▶ Dataset excerpts:

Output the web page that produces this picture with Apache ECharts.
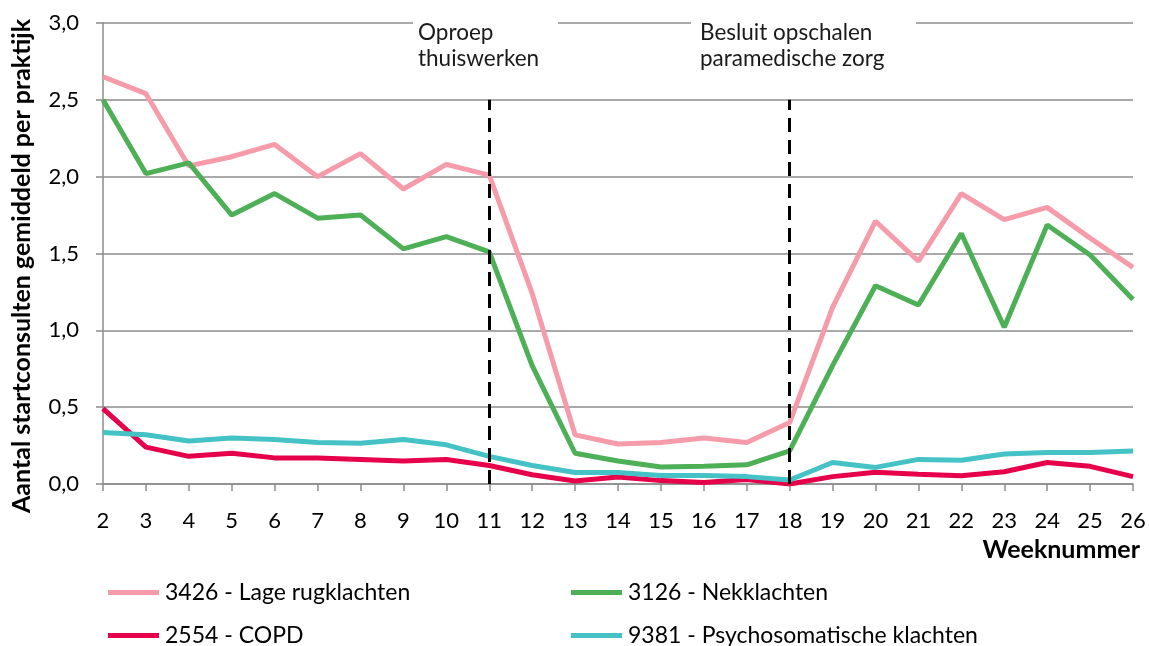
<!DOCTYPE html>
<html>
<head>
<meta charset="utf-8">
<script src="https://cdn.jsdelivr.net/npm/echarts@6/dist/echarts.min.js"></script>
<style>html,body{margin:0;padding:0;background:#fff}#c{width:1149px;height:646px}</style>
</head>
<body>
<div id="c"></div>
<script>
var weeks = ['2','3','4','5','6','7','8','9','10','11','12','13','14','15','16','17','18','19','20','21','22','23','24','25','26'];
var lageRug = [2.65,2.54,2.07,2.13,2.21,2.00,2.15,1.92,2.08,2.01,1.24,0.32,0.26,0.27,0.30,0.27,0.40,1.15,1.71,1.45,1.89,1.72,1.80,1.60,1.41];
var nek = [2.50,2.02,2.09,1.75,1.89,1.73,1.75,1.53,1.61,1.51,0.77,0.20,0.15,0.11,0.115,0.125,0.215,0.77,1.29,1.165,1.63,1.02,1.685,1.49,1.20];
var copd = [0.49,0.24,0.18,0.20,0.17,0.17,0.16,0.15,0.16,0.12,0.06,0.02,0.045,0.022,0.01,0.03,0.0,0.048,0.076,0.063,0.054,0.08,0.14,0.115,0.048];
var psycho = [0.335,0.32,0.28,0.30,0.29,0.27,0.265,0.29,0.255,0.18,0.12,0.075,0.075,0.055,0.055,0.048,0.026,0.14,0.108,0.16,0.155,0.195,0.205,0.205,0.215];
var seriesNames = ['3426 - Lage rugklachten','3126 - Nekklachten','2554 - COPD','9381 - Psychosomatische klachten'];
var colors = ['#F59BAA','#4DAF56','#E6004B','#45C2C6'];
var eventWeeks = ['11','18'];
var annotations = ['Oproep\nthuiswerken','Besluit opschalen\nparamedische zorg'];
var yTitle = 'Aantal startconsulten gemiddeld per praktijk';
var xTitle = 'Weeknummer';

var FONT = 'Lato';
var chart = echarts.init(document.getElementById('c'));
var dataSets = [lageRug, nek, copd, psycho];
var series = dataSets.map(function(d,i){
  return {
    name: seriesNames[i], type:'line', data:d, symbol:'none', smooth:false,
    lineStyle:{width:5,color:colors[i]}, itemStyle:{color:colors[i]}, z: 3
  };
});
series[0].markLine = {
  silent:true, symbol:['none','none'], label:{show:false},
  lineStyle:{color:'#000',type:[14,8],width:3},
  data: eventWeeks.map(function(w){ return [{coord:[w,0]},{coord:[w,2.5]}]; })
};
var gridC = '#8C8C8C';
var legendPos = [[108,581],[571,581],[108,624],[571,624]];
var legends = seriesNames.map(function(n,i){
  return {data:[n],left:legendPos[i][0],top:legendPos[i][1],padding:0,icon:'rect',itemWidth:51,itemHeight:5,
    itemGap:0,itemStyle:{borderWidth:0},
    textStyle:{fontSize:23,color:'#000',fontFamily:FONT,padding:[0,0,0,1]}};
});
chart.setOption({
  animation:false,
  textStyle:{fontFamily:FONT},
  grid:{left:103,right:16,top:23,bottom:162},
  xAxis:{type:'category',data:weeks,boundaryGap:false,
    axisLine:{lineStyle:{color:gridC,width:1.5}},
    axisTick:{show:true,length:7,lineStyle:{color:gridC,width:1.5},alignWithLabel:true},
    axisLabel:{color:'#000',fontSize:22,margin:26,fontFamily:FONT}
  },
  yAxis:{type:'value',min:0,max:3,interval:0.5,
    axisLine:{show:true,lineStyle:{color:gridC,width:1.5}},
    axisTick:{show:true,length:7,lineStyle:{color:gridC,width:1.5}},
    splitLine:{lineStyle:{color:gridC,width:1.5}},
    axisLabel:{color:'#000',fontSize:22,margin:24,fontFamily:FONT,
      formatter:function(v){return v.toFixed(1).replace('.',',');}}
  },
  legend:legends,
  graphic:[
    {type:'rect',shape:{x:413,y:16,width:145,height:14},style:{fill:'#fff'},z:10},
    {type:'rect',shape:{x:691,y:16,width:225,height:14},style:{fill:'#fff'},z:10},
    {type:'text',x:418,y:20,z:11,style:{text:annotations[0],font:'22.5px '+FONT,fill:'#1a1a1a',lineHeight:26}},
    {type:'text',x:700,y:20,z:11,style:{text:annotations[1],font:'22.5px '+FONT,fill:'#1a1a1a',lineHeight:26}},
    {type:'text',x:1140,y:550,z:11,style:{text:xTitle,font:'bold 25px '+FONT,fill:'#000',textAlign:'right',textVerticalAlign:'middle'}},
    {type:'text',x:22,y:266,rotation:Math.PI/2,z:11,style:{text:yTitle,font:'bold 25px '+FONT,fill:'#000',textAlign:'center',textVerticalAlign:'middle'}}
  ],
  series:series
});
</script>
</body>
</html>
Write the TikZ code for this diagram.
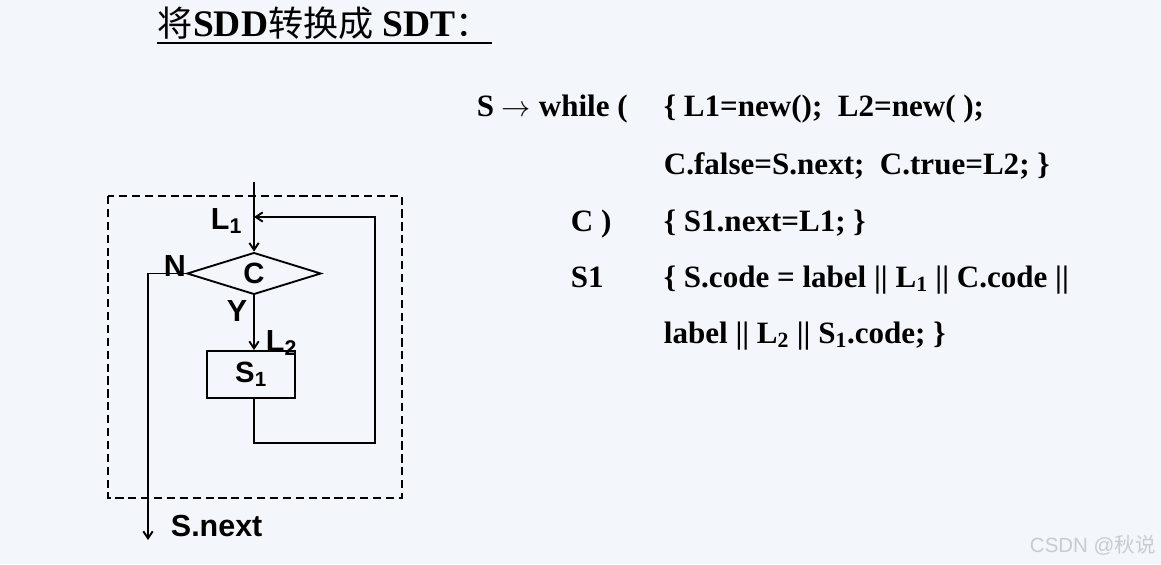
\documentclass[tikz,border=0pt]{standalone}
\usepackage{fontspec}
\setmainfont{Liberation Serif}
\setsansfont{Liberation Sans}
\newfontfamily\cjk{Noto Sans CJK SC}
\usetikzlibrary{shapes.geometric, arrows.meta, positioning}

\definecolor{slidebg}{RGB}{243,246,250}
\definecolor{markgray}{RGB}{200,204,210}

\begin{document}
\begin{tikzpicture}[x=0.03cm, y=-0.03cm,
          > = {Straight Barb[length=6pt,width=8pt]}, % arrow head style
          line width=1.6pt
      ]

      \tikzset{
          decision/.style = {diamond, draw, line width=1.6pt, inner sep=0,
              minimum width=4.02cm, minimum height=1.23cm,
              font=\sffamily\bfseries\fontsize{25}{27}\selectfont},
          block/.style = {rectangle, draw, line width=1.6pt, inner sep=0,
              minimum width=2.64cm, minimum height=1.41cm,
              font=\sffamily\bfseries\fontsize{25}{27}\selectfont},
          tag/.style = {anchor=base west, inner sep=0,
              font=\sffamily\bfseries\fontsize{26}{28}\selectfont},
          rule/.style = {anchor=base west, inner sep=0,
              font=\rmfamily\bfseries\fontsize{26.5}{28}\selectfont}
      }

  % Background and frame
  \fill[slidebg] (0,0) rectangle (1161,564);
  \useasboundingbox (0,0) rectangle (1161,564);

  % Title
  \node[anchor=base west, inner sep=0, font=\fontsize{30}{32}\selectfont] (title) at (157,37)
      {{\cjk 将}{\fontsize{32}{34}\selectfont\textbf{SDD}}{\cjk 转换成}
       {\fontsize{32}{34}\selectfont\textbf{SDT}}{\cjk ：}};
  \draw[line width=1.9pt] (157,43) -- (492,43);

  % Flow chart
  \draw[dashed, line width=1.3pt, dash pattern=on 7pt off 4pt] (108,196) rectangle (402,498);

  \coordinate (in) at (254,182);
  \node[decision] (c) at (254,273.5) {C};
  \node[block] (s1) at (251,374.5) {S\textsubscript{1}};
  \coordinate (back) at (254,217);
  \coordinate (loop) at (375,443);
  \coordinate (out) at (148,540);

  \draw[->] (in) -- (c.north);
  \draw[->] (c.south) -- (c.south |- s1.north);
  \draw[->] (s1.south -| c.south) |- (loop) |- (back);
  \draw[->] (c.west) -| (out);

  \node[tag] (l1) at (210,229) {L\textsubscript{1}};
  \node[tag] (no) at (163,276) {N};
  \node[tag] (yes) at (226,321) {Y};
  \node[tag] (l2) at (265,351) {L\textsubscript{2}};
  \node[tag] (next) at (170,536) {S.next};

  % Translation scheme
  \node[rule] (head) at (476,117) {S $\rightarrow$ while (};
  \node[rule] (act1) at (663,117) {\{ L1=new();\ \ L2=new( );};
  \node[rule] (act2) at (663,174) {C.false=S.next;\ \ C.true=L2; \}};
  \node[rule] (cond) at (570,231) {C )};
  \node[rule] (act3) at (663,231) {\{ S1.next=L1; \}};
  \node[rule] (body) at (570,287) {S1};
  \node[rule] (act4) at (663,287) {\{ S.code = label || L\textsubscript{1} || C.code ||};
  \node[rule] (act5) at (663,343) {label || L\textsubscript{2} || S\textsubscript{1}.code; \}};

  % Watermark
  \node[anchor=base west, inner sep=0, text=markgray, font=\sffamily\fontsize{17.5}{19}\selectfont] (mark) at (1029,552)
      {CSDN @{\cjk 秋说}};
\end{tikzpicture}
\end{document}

▶ Short exercise: Among the entries above, take the lines from the one with "Write the TikZ code for this diagram." through the one with "(108,196) rectangle (402,498);" and retype them exactly, leaving out the pictures.

▶ Problem solution:
Write the TikZ code for this diagram.
\documentclass[tikz,border=0pt]{standalone}
\usepackage{fontspec}
\setmainfont{Liberation Serif}
\setsansfont{Liberation Sans}
\newfontfamily\cjk{Noto Sans CJK SC}
\usetikzlibrary{shapes.geometric, arrows.meta, positioning}

\definecolor{slidebg}{RGB}{243,246,250}
\definecolor{markgray}{RGB}{200,204,210}

\begin{document}
\begin{tikzpicture}[x=0.03cm, y=-0.03cm,
          > = {Straight Barb[length=6pt,width=8pt]}, % arrow head style
          line width=1.6pt
      ]

      \tikzset{
          decision/.style = {diamond, draw, line width=1.6pt, inner sep=0,
              minimum width=4.02cm, minimum height=1.23cm,
              font=\sffamily\bfseries\fontsize{25}{27}\selectfont},
          block/.style = {rectangle, draw, line width=1.6pt, inner sep=0,
              minimum width=2.64cm, minimum height=1.41cm,
              font=\sffamily\bfseries\fontsize{25}{27}\selectfont},
          tag/.style = {anchor=base west, inner sep=0,
              font=\sffamily\bfseries\fontsize{26}{28}\selectfont},
          rule/.style = {anchor=base west, inner sep=0,
              font=\rmfamily\bfseries\fontsize{26.5}{28}\selectfont}
      }

  % Background and frame
  \fill[slidebg] (0,0) rectangle (1161,564);
  \useasboundingbox (0,0) rectangle (1161,564);

  % Title
  \node[anchor=base west, inner sep=0, font=\fontsize{30}{32}\selectfont] (title) at (157,37)
      {{\cjk 将}{\fontsize{32}{34}\selectfont\textbf{SDD}}{\cjk 转换成}
       {\fontsize{32}{34}\selectfont\textbf{SDT}}{\cjk ：}};
  \draw[line width=1.9pt] (157,43) -- (492,43);

  % Flow chart
  \draw[dashed, line width=1.3pt, dash pattern=on 7pt off 4pt] (108,196) rectangle (402,498);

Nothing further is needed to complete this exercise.